Vandy wouldn't get within single digits the rest of the way.
"That was the turning point in the game," said Vandy Coach Woody Widenhofer, coaching his final game at Vanderbilt Stadium. "We're going in for a touchdown late in the first half to get within three points and fumbled. They return it 90 yards for a touchdown, and that 14-point turnarouund was something we couldn't recover from."
It was good that the defense provided a little extra cushion because Zolman had a career day. He completed 29 of 45 passes for 441 yards, with a pair of touchdowns to wide receiver Dan Stricker, who had a monster day himself with 12 catches for 204 yards.
But those numbers paled in comparison to the ones put up by UK's Jared Lorenzen. The 6-foot-4 lefty went 26-for-37 for 453 yards, a career-high six touchdowns and no interceptions.
"We just took what they gave us and it was pretty much a great all-around effort," Lorenzen said. "It feels great -- we finally get to have a happy ride home."
Still, the way the Cats started the second half made you wonder if they were headed for another heartbreaker.
Earlier in the game, Morriss inserted Tommy Cook at quarterback and lined up Lorenzen at wide receiver, and Cook took the snap from center Nick Seitze and picked up six yards on a quarterback keeper.
On the first play of the second half, Lorenzen was again at receiver with backup quarterback Shane Boyd lined up in the shotgun. But Boyd fumbled after an 11-yard gain at the UK 40, and Vandy scored three plays later on a Williams run to trim Kentucky's advantage to 30-20 less than two minutes into the third quarter.

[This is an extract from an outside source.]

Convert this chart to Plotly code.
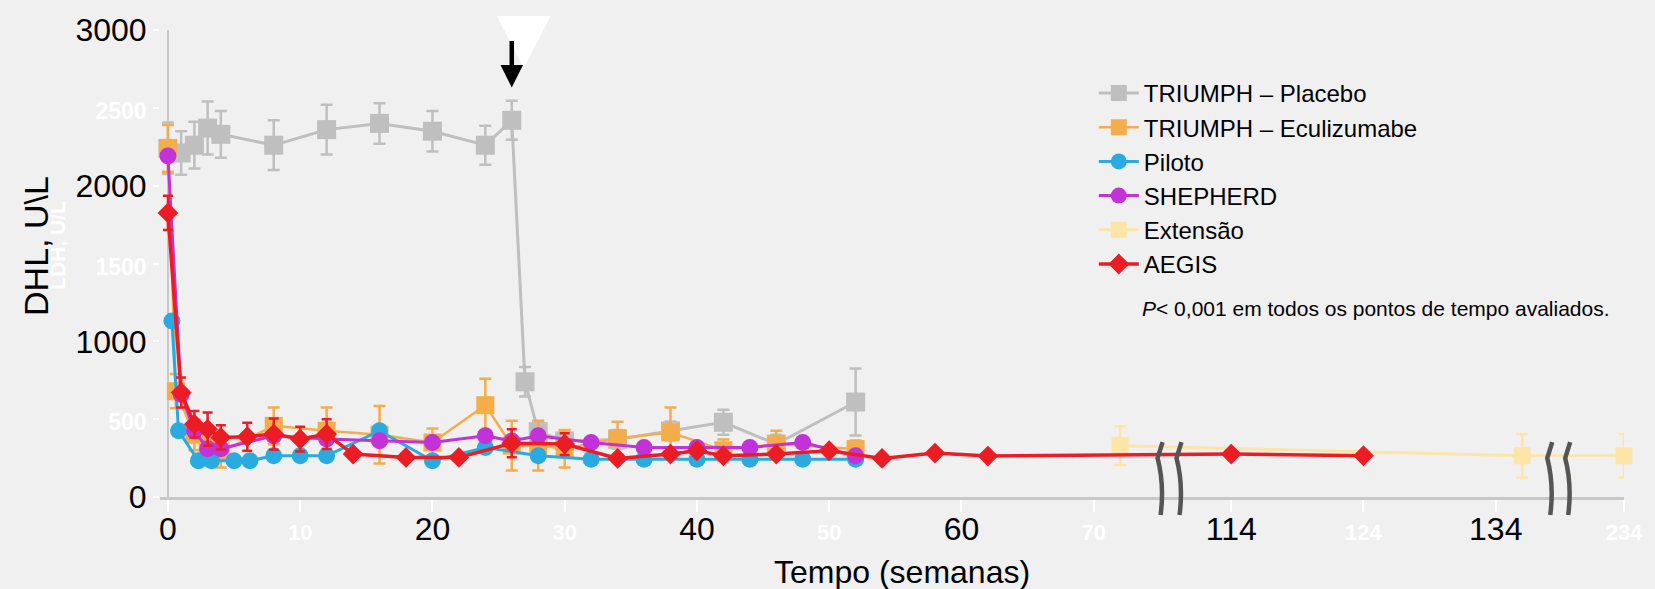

But it took UK just five plays and a little more than a minute to respond. Lorenzen pump-faked and found a wide-open Derek Smith over the middle, and the big tight end went untouched into the end zone to make it 37-20 Cats with 12:16 in the third.
Morriss admitted he was concerned after UK's turnover and Vandy's quick score.
"I had a few choice words; you can bleep those right quick," Morriss said. "We put the ball on the ground, they came right back and scored, and you hope it doesn't go through the kids' minds, 'Here we go again.'
"But they pushed themselves through it today, and I think they can take confidence from that."
The Commodores then struck again with a five-play drive that took just 80 seconds, resulting in a 1-yard keeper by Zolman that made it 37-27 with 9:34 in the third.
Lorenzen just went right back to work. He hit Smith for a 25-yard gain to the Vandy 34, and then rumbled 10 yards to the Commodore 5-yard line. Two plays later he found a wide-open Abney in the left flat to give Kentucky a 43-27 advantage. The Cats would tack on two fourth-quarter touchdowns.
It was the kind of offensive explosion Morriss had been searching for all season.
"I wouldn't say we've arrived yet, but we're making progress," Morriss said. "I don't think the kids ever doubted the offense, anyway, and we felt like it was a matter of time before we could bust one open like we did."
And while there were plenty of smiles around the Wildcat camp afterward, Morriss said the locker room scene wasn't too wild.
"It was kind of subdued, really," Morriss said. "We felt good about the win, but I think it was a feeling maybe they expected to experience after this ball game. I thought it was our best week of practice, and I think the kids realized that and were very confident coming down here."